In the meantime, we can consider wage discrimination claims which involve departures from equal pay for equal work. This would be applicable to both the Equal Pay Act and Title VII. We applied the "equal work" concept to Title VII in Ammons v. Zia Company, 448 F.2d 117 (10th Cir.). The equal pay for "comparable work" concept had been rejected by Congress in favor of "equal work" in 1962. The Bennett Amendment is generally considered to have the equal pay/equal work concept apply to Title VII in the same way as it applies in the Equal Pay Act. Our Ammons v. Zia Company, 448 F.2d 117 (10th Cir.), was a 1971 sex discrimination decision under Title VII of the 1964 Act, 42 U.S.C. § 2000e. We there said: "Moreover, to establish a case of discrimination under Title VII, one must prove a differential in pay based on sex for performing 'equal' work." The plaintiffs are not seeking relief within this concept, and are instead well beyond the limits there described.

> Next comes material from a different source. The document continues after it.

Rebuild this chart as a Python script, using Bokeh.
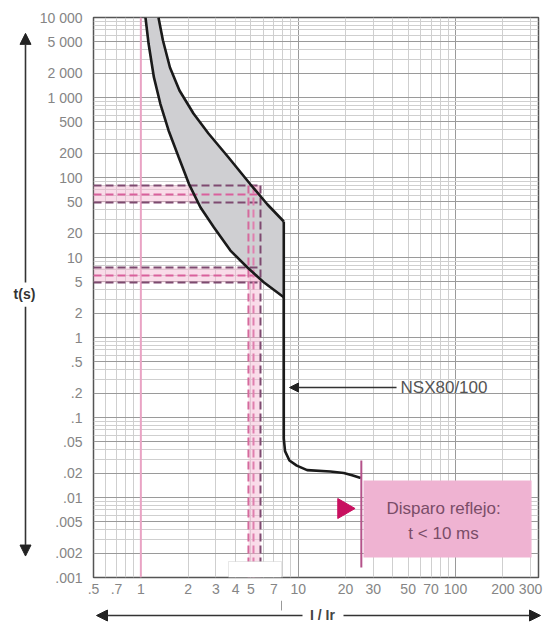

The case before us is much like Christensen v. State of Iowa, 563 F.2d 353 (8th Cir.), the opinion which was quoted by the trial court at some length. There, a comparison and equality was sought between women clerical employees at a university with employees in its physical plant department. The same arguments were made there as in the case before us, including the perpetuation of discrimination existing in the market. The Eighth Circuit held that no cause of action had been established and indicated the theory was far beyond the existing statutory law and the application of constitutional provisions.
The Supreme Court has always emphasized the barriers to employment opportunities, and the necessity to provide equal employment opportunities. This after all is the purpose of the legislation. See again McDonnell Douglas Corp. v. Green, 411 U.S. 792, 93 S.Ct. 1817, 36 L.E.2d 668, and Griggs v. Duke Power Co., 401 U.S. 424, 91 S.Ct. 849, 28 L.Ed.2d 158.
The plaintiffs did not show that the work in the classification they sought was equal to that in which they found themselves. The only showing was that the City's system of pay and classification provided equal pay for equal work. The proof demonstrated that the City provided equal opportunities for women including plaintiffs and the class. The parity plaintiffs seek is not a remedy which the courts can now provide.